[Whispers]


November 15, 2003 @ 12:29 a.m.
comparrisons


thanksgiving will never be the same. i hate life, yet again, this time because of bay's mother. good greif is she annoying. i wish i could slap her. instead i called her a few times and pranked her. lol. bay was upset and said it was immature. i know it was, but i was so sick of her and her bull right then, that i didnt give two shits what she thought of me, or anyone else for that matter. i suppose that you'd like to knnow what she did? well, bay and i had plans to spend thanksgiving together, and i was all exited, so i asked for about 3 days off of work so that i could go with him to his mom's, and then she said no. so here i was, stuck with hardly any hours which i desperately NEED because of my financial situation and hardly any bay. so i got pissed and i was like "no way! she has GOT to compromise! this isnt even a joke! i took days off that i NEEDED to get paid for to see him, and i am GOING to see him. whether she likes it or not." so after i practically pitched a fit and acted like his mother, he said that he'd see me for those days. now i feel like shit. he didnt do anything wrong, i just WISH that he would put his foot down with her. she drives me insane. bay and i have been together for 14 months now, and she needs to accept that.

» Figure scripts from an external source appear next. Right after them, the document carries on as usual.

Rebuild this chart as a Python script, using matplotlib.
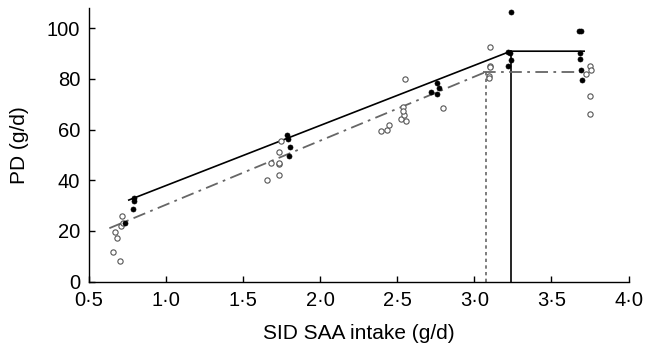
import numpy as np
import matplotlib.pyplot as plt

plt.rcParams['font.family'] = ['Liberation Sans', 'DejaVu Sans']

# open circles (one group), filled circles (other group)
open_x = [0.658, 0.673, 0.684, 0.701, 0.716, 0.712, 0.723,
          1.655, 1.683, 1.733, 1.735, 1.735, 1.748, 1.737,
          2.397, 2.432, 2.445, 2.525, 2.540, 2.542, 2.536, 2.555, 2.553, 2.798,
          3.099, 3.099, 3.101, 3.095, 3.097,
          3.727, 3.753, 3.757, 3.749, 3.751]
open_y = [11.6, 19.5, 17.1, 8.2, 26.0, 22.0, 23.0,
          40.0, 46.8, 51.1, 46.4, 42.1, 55.4, 46.8,
          59.6, 59.9, 61.6, 64.2, 68.8, 65.8, 67.5, 63.4, 79.9, 68.4,
          92.5, 85.2, 84.8, 81.2, 80.5,
          82.0, 84.9, 83.5, 73.3, 66.2]

filled_x = [0.738, 0.786, 0.794, 0.794,
            1.784, 1.795, 1.802, 1.797,
            2.720, 2.755, 2.770, 2.761,
            3.236, 3.218, 3.234, 3.236, 3.217,
            3.680, 3.690, 3.688, 3.688, 3.692, 3.697]
filled_y = [23.1, 28.7, 32.9, 32.0,
            57.8, 56.4, 53.2, 49.7,
            74.7, 74.0, 76.3, 78.5,
            106.3, 90.5, 90.1, 87.5, 85.1,
            98.7, 98.7, 90.1, 87.9, 83.5, 79.6]

# broken-line fits: start x, break x, end x, start y, plateau y
solid_fit = [0.76, 3.236, 3.712, 32.2, 90.9]
dash_fit = [0.634, 3.078, 3.706, 21.1, 82.8]

xticks = [0.5, 1.0, 1.5, 2.0, 2.5, 3.0, 3.5, 4.0]
xticklabels = ['0·5', '1·0', '1·5', '2·0', '2·5', '3·0', '3·5', '4·0']
yticks = [0, 20, 40, 60, 80, 100]

fig = plt.figure(figsize=(6.45, 3.48), dpi=100)
ax = fig.add_axes([0.1375, 0.1905, 0.837, 0.787])

# solid fit
x0, xb, x1, y0, yp = solid_fit
ax.plot([x0, xb, x1], [y0, yp, yp], color='black', lw=1.2, zorder=2)
ax.plot([xb, xb], [0, yp], color='black', lw=1.2, zorder=2)

# dash-dot fit
x0, xb, x1, y0, yp = dash_fit
ax.plot([x0, xb], [y0, yp], color='#666666', lw=1.3, ls=(0, (7, 3, 1.5, 3)), zorder=2)
ax.plot([xb - 0.02, x1], [yp, yp], color='#666666', lw=1.3, ls=(0, (7, 3, 1.5, 3)), zorder=2)
ax.plot([xb, xb], [0, yp], color='#666666', lw=1.2, ls=(0, (2, 2)), zorder=2)

ax.plot(open_x, open_y, 'o', ms=3.8, mfc='white', mec='#555555', mew=0.8, zorder=3)
ax.plot(filled_x, filled_y, 'o', ms=3.6, mfc='black', mec='black', mew=0.5, zorder=4)

ax.set_xlim(0.5, 4.0)
ax.set_ylim(0, 108)
ax.set_xticks(xticks)
ax.set_xticklabels(xticklabels)
ax.set_yticks(yticks)
ax.tick_params(direction='in', labelsize=14.5, length=4, width=1)
ax.tick_params(axis='x', pad=7)
ax.tick_params(axis='y', pad=6)
for s in ['top', 'right']:
    ax.spines[s].set_visible(False)
for s in ['left', 'bottom']:
    ax.spines[s].set_linewidth(1)

ax.set_xlabel('SID SAA intake (g/d)', fontsize=15, labelpad=10)
ax.set_ylabel('PD (g/d)', fontsize=15, labelpad=13)

fig.savefig('out.png', dpi=100)
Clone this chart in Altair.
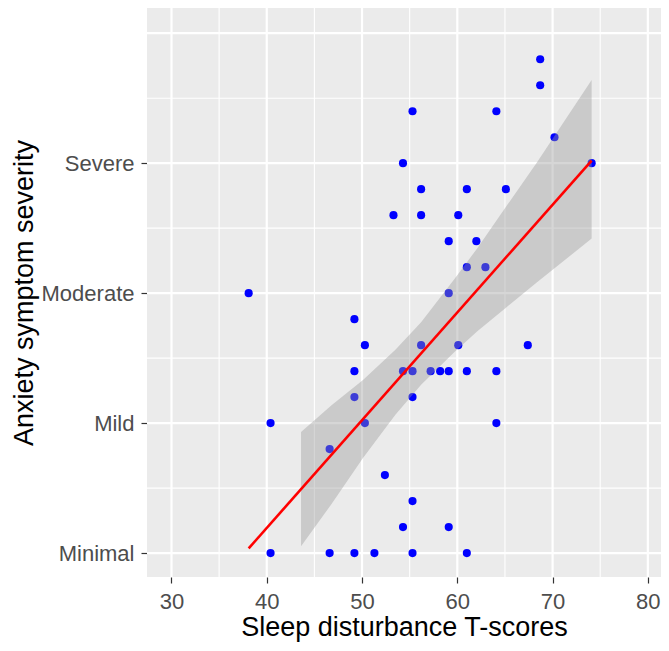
import altair as alt
import pandas as pd

# Scatter data
sleep_t = [38.1, 40.4, 40.4, 46.6, 46.6, 49.2, 49.2, 49.2, 49.2, 50.3, 50.3, 51.3,
           52.4, 53.3, 54.3, 54.3, 54.3, 55.3, 55.3, 55.3, 55.3, 55.3, 56.2, 56.2,
           56.2, 57.2, 58.2, 59.1, 59.1, 59.1, 59.1, 60.1, 60.1, 61.0, 61.0, 61.0,
           61.0, 62.0, 62.95, 64.1, 64.1, 64.1, 65.1, 67.4, 68.7, 68.7, 70.2, 74.1]
anxiety = [10, 5, 0, 4, 0, 9, 7, 6, 0, 8, 5, 0,
           3, 13, 15, 7, 1, 17, 7, 6, 2, 0, 14, 13,
           8, 7, 7, 12, 10, 7, 1, 13, 8, 14, 11, 7,
           0, 12, 11, 17, 7, 5, 14, 8, 19, 18, 16, 15]

# Fitted line and confidence band
line_x = [38.1, 74.1]
line_y = [0.18, 15.1]
ribbon_x = [43.6, 46.8, 50.1, 53.5, 56.2, 59.7, 62.1, 65.2, 68.3, 74.1]
ribbon_hi = [4.66, 5.69, 6.66, 7.82, 8.88, 10.54, 11.73, 13.37, 15.0, 18.2]
ribbon_lo = [0.26, 1.89, 3.66, 5.32, 6.48, 7.74, 8.53, 9.47, 10.4, 12.1]

# Axes
x_major = [30, 40, 50, 60, 70, 80]
x_minor = [35, 45, 55, 65, 75]
y_major = [0, 5, 10, 15, 20]
y_minor = [2.5, 7.5, 12.5, 17.5]
y_tick_values = [0, 5, 10, 15]
y_tick_labels = ["Minimal", "Mild", "Moderate", "Severe"]

X_DOMAIN = [27.43, 81.38]
Y_DOMAIN = [-0.92, 20.97]
FONT = "Liberation Sans"

pts = pd.DataFrame({"x": sleep_t, "y": anxiety})
band = pd.DataFrame({"x": ribbon_x, "lo": ribbon_lo, "hi": ribbon_hi})
fit = pd.DataFrame({"x": line_x, "y": line_y})

label_map = "{" + ",".join(f"'{v}':'{l}'" for v, l in zip(y_tick_values, y_tick_labels)) + "}"

xscale = alt.Scale(domain=X_DOMAIN, nice=False, zero=False)
yscale = alt.Scale(domain=Y_DOMAIN, nice=False, zero=False)

xaxis = alt.Axis(values=x_major, title="Sleep disturbance T-scores", grid=False, domain=False,
                 tickColor="#333333", tickWidth=1.2, tickSize=6, labelPadding=8,
                 labelColor="#4D4D4D", labelFontSize=22, labelFont=FONT,
                 titleFont=FONT, titleFontSize=27, titleFontWeight="normal",
                 titleColor="#000000", titlePadding=2, labelFlush=False)
yaxis = alt.Axis(values=y_tick_values, labelExpr=f"{label_map}[datum.value]",
                 title="Anxiety symptom severity", grid=False, domain=False,
                 tickColor="#333333", tickWidth=1.2, tickSize=6, labelPadding=7,
                 labelColor="#4D4D4D", labelFontSize=22, labelFont=FONT,
                 titleFont=FONT, titleFontSize=27, titleFontWeight="normal",
                 titleColor="#000000", titlePadding=3, labelFlush=False)

def vgrid(vals, w):
    return alt.Chart(pd.DataFrame({"v": vals})).mark_rule(color="white", strokeWidth=w).encode(
        x=alt.X("v:Q", scale=xscale, axis=xaxis))

def hgrid(vals, w):
    return alt.Chart(pd.DataFrame({"v": vals})).mark_rule(color="white", strokeWidth=w).encode(
        y=alt.Y("v:Q", scale=yscale, axis=yaxis))

points = alt.Chart(pts).mark_circle(color="#0000FF", size=66, opacity=1).encode(
    x=alt.X("x:Q", scale=xscale, axis=xaxis),
    y=alt.Y("y:Q", scale=yscale, axis=yaxis),
)

ribbon = alt.Chart(band).mark_area(color="#999999", opacity=0.4).encode(
    x=alt.X("x:Q", scale=xscale, axis=xaxis),
    y=alt.Y("lo:Q", scale=yscale, axis=yaxis),
    y2="hi:Q",
)

line = alt.Chart(fit).mark_line(color="#FF0000", strokeWidth=2.6).encode(
    x=alt.X("x:Q", scale=xscale, axis=xaxis),
    y=alt.Y("y:Q", scale=yscale, axis=yaxis),
)

chart = alt.layer(
    vgrid(x_minor, 1.1), hgrid(y_minor, 1.1),
    vgrid(x_major, 2.2), hgrid(y_major, 2.2),
    points, ribbon, line,
).properties(
    width=514, height=569,
    autosize=alt.AutoSizeParams(type="none"),
    padding={"left": 139, "top": 0, "right": 0, "bottom": 66},
).configure_view(fill="#EBEBEB", stroke=None)

chart.save("out.html", embed_options={"renderer": "svg", "actions": False})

and i realized something! my whole life, i have constanly been compared to people in a negative way:

*i have always been told that i am like my "evil, temperamental, low-life" father.

*i was told by my father that i am exactly like my "lying hateful and munipulating mother." i was told that by my step "mother" and my father.

*i am constantly told by bay's mom that i am just like her daughter's x husband who is a child molesting abusive deadbeat womanizer. how nice.

*i go to work for arbys and i am constantly compared to this girl, jAIme who was [is] a slutty air head slob with an attitude. my name is jAMie, so this is why i am being compared to her; real mature, comparing me to someone simply because our names happen to be the same. nice.

*sigh* it gets tiring after a while. but yet again, i feel as if i have let bay down. i am so upset lately. i have been happy for a while. the other day i wondered how long it would last. well, i guess this is my answer.